At our blog today, Andrew Osmond puts the focus on the series Kiznaiver, written by Mari Okada (director of Maquia: When the Promised Flower Blooms). Read about this in full at our site, or on below for a taster.
In the same way that Your Name will have viewers delving into the earlier films of Makoto Shinkai, and A Silent Voice draws attention to the work of Naoko Yamada and Kyoto Animation, so the release of Maquia will increase interest in the two-decade career of writer-director Mari Okada. We’ve posted an in-depth profile of Okada on this blog, while you can also read her life story in her own words. Now Anime Limited is releasing one of the last anime that Okada wrote before Maquia, though she didn’t direct it; it’s the 12-part TV series Kiznaiver.

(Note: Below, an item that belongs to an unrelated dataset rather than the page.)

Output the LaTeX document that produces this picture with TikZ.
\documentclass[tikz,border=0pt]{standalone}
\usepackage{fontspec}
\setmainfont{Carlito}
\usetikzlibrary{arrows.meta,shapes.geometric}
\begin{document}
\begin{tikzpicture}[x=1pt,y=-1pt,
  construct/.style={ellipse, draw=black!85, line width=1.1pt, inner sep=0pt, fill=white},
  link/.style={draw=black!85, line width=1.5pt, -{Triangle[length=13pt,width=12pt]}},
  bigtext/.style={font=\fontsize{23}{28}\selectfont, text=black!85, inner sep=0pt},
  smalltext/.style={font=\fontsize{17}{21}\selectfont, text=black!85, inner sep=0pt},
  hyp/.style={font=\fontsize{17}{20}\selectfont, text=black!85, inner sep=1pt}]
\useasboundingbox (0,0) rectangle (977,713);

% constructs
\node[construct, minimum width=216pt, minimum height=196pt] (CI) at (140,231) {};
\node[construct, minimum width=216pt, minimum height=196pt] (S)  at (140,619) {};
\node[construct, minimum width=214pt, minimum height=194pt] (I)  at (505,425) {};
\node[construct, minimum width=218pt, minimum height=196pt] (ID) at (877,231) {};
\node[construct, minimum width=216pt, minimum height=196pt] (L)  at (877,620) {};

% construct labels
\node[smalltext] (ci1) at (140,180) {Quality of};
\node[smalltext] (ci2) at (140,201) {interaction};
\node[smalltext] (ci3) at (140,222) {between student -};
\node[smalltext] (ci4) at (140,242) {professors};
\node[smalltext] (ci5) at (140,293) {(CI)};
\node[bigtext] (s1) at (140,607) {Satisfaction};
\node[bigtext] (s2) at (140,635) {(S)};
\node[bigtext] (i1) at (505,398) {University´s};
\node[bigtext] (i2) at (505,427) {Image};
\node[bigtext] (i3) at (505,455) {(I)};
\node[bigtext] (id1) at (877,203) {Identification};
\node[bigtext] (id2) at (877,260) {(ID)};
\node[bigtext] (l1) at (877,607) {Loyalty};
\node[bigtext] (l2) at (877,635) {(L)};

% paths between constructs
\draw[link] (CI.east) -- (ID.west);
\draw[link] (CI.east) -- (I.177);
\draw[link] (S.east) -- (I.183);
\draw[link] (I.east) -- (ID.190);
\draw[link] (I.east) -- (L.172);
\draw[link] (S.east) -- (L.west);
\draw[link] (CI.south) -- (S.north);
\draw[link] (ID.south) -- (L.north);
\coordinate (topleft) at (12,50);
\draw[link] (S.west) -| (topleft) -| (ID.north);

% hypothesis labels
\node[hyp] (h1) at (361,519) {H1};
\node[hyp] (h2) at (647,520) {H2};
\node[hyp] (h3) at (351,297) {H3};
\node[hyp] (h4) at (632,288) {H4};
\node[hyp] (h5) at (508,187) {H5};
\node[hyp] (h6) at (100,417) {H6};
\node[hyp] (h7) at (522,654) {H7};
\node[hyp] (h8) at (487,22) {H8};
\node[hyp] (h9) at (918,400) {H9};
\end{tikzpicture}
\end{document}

Kiznaiver, it’s quite clear when you start watching it, isn’t from the same side of Okada’s oeuvre as Maquia. It’s no mother and child story; instead it’s an ensemble drama about a group of teenagers, male and female, and the strange situation they’re in. But, like Maquia and many of Okada’s other anime, Kiznaiver’s an enormously emotional drama; the sharing of emotions is what it’s all about. The title is a play on three words: kizu (wound), kizuna (bond) and the English “naïve.”